• [TASK DIRECTIONS]: Repeat, exactly and only, the lines from the beginning of the data through the line with "from matplotlib.ticker import". Pictures are left out.

• [DATASET SECTION]:
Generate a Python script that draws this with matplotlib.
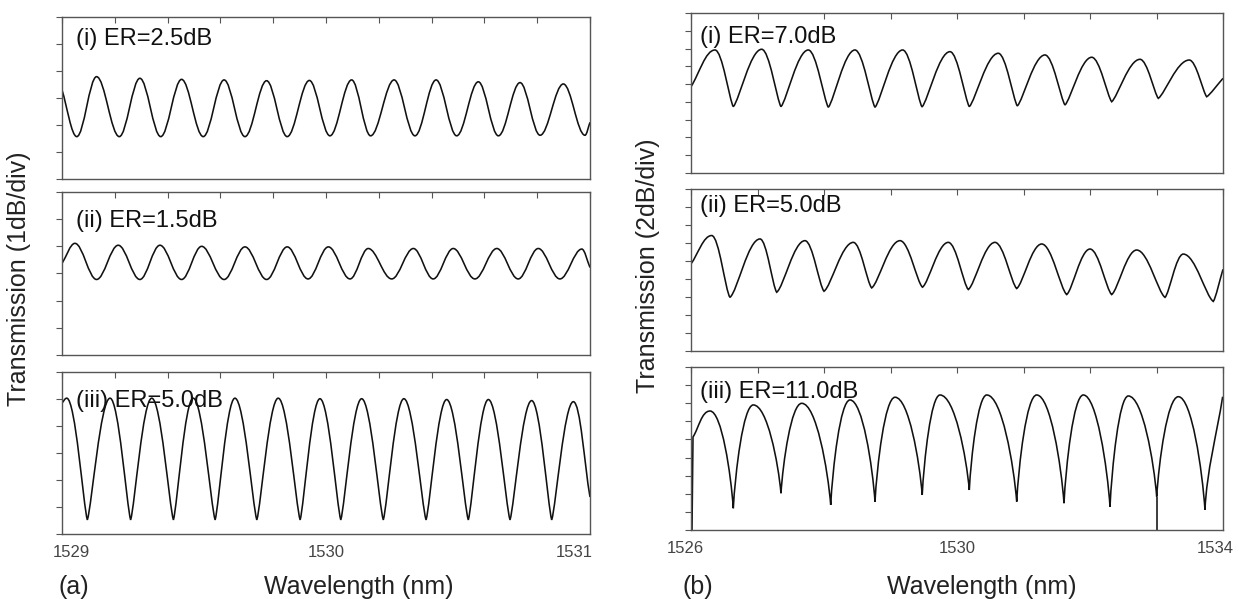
import matplotlib
matplotlib.use('Agg')
import matplotlib.pyplot as plt
import matplotlib.transforms as mtransforms
from matplotlib.path import Path
from matplotlib.patches import PathPatch
from matplotlib.ticker import MultipleLocator, FixedLocator

plt.rcParams['font.family'] = ['Liberation Sans', 'DejaVu Sans']

# ---- data: turning points of each spectrum (nm, dB) ----
# (a) 1 dB/div
wl_a1 = [1529.000, 1529.056, 1529.131, 1529.217, 1529.295, 1529.374, 1529.453, 1529.535, 1529.614,
         1529.693, 1529.775, 1529.853, 1529.937, 1530.015, 1530.097, 1530.169, 1530.258, 1530.337,
         1530.417, 1530.495, 1530.577, 1530.653, 1530.735, 1530.811, 1530.899, 1530.981, 1531.000]
db_a1 = [-2.7, -4.43, -2.21, -4.43, -2.27, -4.43, -2.31, -4.43, -2.33, -4.43, -2.36, -4.43, -2.35,
         -4.40, -2.33, -4.40, -2.33, -4.40, -2.33, -4.40, -2.40, -4.40, -2.43, -4.38, -2.48, -4.38, -3.9]

wl_a2 = [1529.000, 1529.049, 1529.131, 1529.213, 1529.295, 1529.371, 1529.453, 1529.529, 1529.614,
         1529.693, 1529.775, 1529.853, 1529.932, 1530.009, 1530.091, 1530.160, 1530.249, 1530.331,
         1530.406, 1530.482, 1530.564, 1530.647, 1530.728, 1530.804, 1530.886, 1530.969, 1531.000]
db_a2 = [-2.63, -1.89, -3.22, -1.96, -3.22, -1.96, -3.22, -2.0, -3.22, -2.02, -3.22, -2.02, -3.2,
         -2.02, -3.2, -2.08, -3.2, -2.08, -3.2, -2.08, -3.2, -2.08, -3.2, -2.08, -3.2, -2.1, -2.78]

wl_a3 = [1529.000, 1529.018, 1529.096, 1529.182, 1529.260, 1529.340, 1529.422, 1529.497, 1529.580,
         1529.655, 1529.738, 1529.819, 1529.902, 1529.977, 1530.056, 1530.135, 1530.217, 1530.295,
         1530.379, 1530.457, 1530.539, 1530.615, 1530.697, 1530.779, 1530.855, 1530.937, 1531.000]
db_a3 = [-1.15, -0.97, -5.48, -0.97, -5.48, -0.97, -5.48, -0.97, -5.48, -0.97, -5.48, -0.97, -5.48,
         -0.99, -5.48, -0.99, -5.48, -0.99, -5.48, -1.02, -5.48, -1.02, -5.48, -1.06, -5.48, -1.1, -4.63]

# (b) 2 dB/div
wl_b1 = [1526.000, 1526.361, 1526.636, 1527.063, 1527.353, 1527.764, 1528.065, 1528.466, 1528.767,
         1529.183, 1529.474, 1529.895, 1530.185, 1530.621, 1530.907, 1531.323, 1531.624, 1532.026,
         1532.326, 1532.752, 1533.027, 1533.493, 1533.755, 1534.000]
db_b1 = [-8.29, -4.16, -10.54, -4.08, -10.54, -4.16, -10.61, -4.16, -10.61, -4.16, -10.57, -4.35,
         -10.54, -4.53, -10.46, -4.72, -10.35, -4.98, -9.98, -5.21, -9.60, -5.29, -9.42, -7.35]

wl_b2 = [1526.000, 1526.311, 1526.586, 1527.038, 1527.289, 1527.714, 1528.000, 1528.441, 1528.717,
         1529.143, 1529.481, 1529.869, 1530.170, 1530.571, 1530.898, 1531.274, 1531.650, 1532.000,
         1532.326, 1532.702, 1533.128, 1533.403, 1533.854, 1534.000]
db_b2 = [-8.32, -5.17, -12.04, -5.55, -11.47, -5.74, -11.36, -5.93, -10.99, -5.74, -10.91, -5.93,
         -11.17, -5.93, -11.06, -6.11, -11.73, -6.67, -11.73, -6.78, -12.04, -7.23, -12.49, -8.92]

wl_b3 = [1526.015, 1526.030, 1526.286, 1526.636, 1526.937, 1527.353, 1527.665, 1528.101, 1528.391,
         1528.767, 1529.068, 1529.477, 1529.744, 1530.185, 1530.447, 1530.898, 1531.198, 1531.609,
         1531.899, 1532.301, 1532.576, 1533.003, 1533.328, 1533.729, 1533.995]
db_b3 = [-18.0, -7.73, -4.86, -15.60, -4.19, -13.94, -4.01, -15.23, -3.64, -14.87, -3.34, -14.13,
         -3.09, -13.58, -3.09, -14.87, -3.09, -15.04, -3.09, -15.42, -3.20, -14.32, -3.28, -15.78, -3.28]
spike_b3_wl = [1533.003]
spike_b3_top = [-14.32]

labels_a = ['(i) ER=2.5dB', '(ii) ER=1.5dB', '(iii) ER=5.0dB']
labels_b = ['(i) ER=7.0dB', '(ii) ER=5.0dB', '(iii) ER=11.0dB']
xticks_a = [1529, 1530, 1531]
xticks_b = [1526, 1530, 1534]

W, H = 1239, 599


def px_rect(left, top, right, bottom):
    return [left / W, 1 - bottom / H, (right - left) / W, (bottom - top) / H]


def add_curve(ax, wl, db, peak_a, trough_a, trough_s):
    # smooth bezier segments between the turning points
    n = len(wl)
    kinds = []
    for i in range(n):
        if 0 < i < n - 1 and db[i] > db[i - 1] and db[i] > db[i + 1]:
            kinds.append('peak')
        elif 0 < i < n - 1 and db[i] < db[i - 1] and db[i] < db[i + 1]:
            kinds.append('trough')
        else:
            kinds.append('mid')

    def handle(i, j):
        dx = wl[j] - wl[i]
        dy = db[j] - db[i]
        if kinds[i] == 'peak':
            return (wl[i] + peak_a * dx, db[i])
        if kinds[i] == 'trough':
            return (wl[i] + trough_a * dx, db[i] + trough_s * dy)
        return (wl[i] + dx / 3, db[i] + dy / 3)

    verts = [(wl[0], db[0])]
    codes = [Path.MOVETO]
    for i in range(n - 1):
        verts += [handle(i, i + 1), handle(i + 1, i), (wl[i + 1], db[i + 1])]
        codes += [Path.CURVE4] * 3
    ax.add_patch(PathPatch(Path(verts, codes), fill=False, edgecolor='#111111', lw=1.15))


def style_axes(ax, xlim, xmajor, xminor, ylim, ystep, show_labels, label_shift):
    ax.set_xlim(*xlim)
    ax.set_ylim(*ylim)
    ax.xaxis.set_major_locator(FixedLocator(xmajor))
    ax.xaxis.set_minor_locator(MultipleLocator(xminor))
    ax.set_xticklabels([str(t) for t in xmajor])
    ax.yaxis.set_major_locator(MultipleLocator(ystep))
    ax.tick_params(axis='x', which='both', direction='in', top=True, bottom=False,
                   length=4, width=0.8, color='#555555', labelbottom=show_labels,
                   labelsize=12, labelcolor='#444444', pad=8)
    ax.tick_params(axis='y', which='both', direction='out', left=True, right=False,
                   length=4, width=0.8, color='#555555', labelleft=False)
    for sp in ax.spines.values():
        sp.set_color('#555555')
        sp.set_linewidth(1.0)
    if show_labels:
        for lab, dx in zip(ax.get_xticklabels(), label_shift):
            off = mtransforms.ScaledTranslation(dx / 100, 0, ax.figure.dpi_scale_trans)
            lab.set_transform(lab.get_transform() + off)


fig = plt.figure(figsize=(12.39, 5.99), dpi=100)

rows_a = [(17, 179), (192, 355), (372, 534)]
rows_b = [(13, 173), (189, 351), (367, 530)]
label_base_a = [28, 35, 35]
label_base_b = [30, 23, 31]

curves_a = [(wl_a1, db_a1, 0.36, 0.36, 0.0),
            (wl_a2, db_a2, 0.36, 0.36, 0.0),
            (wl_a3, db_a3, 0.42, 0.2, 0.12)]
curves_b = [(wl_b1, db_b1, 0.4, 0.22, 0.12),
            (wl_b2, db_b2, 0.4, 0.25, 0.1),
            (wl_b3, db_b3, 0.5, 0.1, 0.35)]

for k in range(3):
    top, bot = rows_a[k]
    ax = fig.add_axes(px_rect(62, top, 590, bot))
    wl, db, pa, ta, ts = curves_a[k]
    add_curve(ax, wl, db, pa, ta, ts)
    style_axes(ax, (1529, 1531), xticks_a, 0.2, (-6, 0), 1, k == 2, [9, 0, -16])
    ax.text(14 / 528, 1 - label_base_a[k] / (bot - top), labels_a[k], transform=ax.transAxes,
            ha='left', va='baseline', fontsize=17, color='#111111')

for k in range(3):
    top, bot = rows_b[k]
    ax = fig.add_axes(px_rect(691, top, 1223, bot))
    wl, db, pa, ta, ts = curves_b[k]
    add_curve(ax, wl, db, pa, ta, ts)
    if k == 2:
        ax.vlines(spike_b3_wl, -18, spike_b3_top, color='#111111', lw=1.15)
    style_axes(ax, (1526, 1534), xticks_b, 1, (-18, 0), 2, k == 2, [-6, 0, -8])
    ax.text(9 / 532, 1 - label_base_b[k] / (bot - top), labels_b[k], transform=ax.transAxes,
            ha='left', va='baseline', fontsize=17, color='#111111')

fig.text(19 / W, 1 - 279 / H, 'Transmission (1dB/div)', rotation=90, ha='center', va='center',
         fontsize=18, color='#222222')
fig.text(648 / W, 1 - 266 / H, 'Transmission (2dB/div)', rotation=90, ha='center', va='center',
         fontsize=18, color='#222222')
fig.text(358.5 / W, 1 - 594 / H, 'Wavelength (nm)', ha='center', va='baseline', fontsize=18,
         color='#222222')
fig.text(982 / W, 1 - 594 / H, 'Wavelength (nm)', ha='center', va='baseline', fontsize=18,
         color='#222222')
fig.text(58 / W, 1 - 594 / H, '(a)', ha='left', va='baseline', fontsize=18, color='#222222')
fig.text(683 / W, 1 - 594 / H, '(b)', ha='left', va='baseline', fontsize=18, color='#222222')

fig.savefig('out.png', dpi=100)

• [THE RESULT]:
Generate a Python script that draws this with matplotlib.
import matplotlib
matplotlib.use('Agg')
import matplotlib.pyplot as plt
import matplotlib.transforms as mtransforms
from matplotlib.path import Path
from matplotlib.patches import PathPatch
from matplotlib.ticker import MultipleLocator, FixedLocator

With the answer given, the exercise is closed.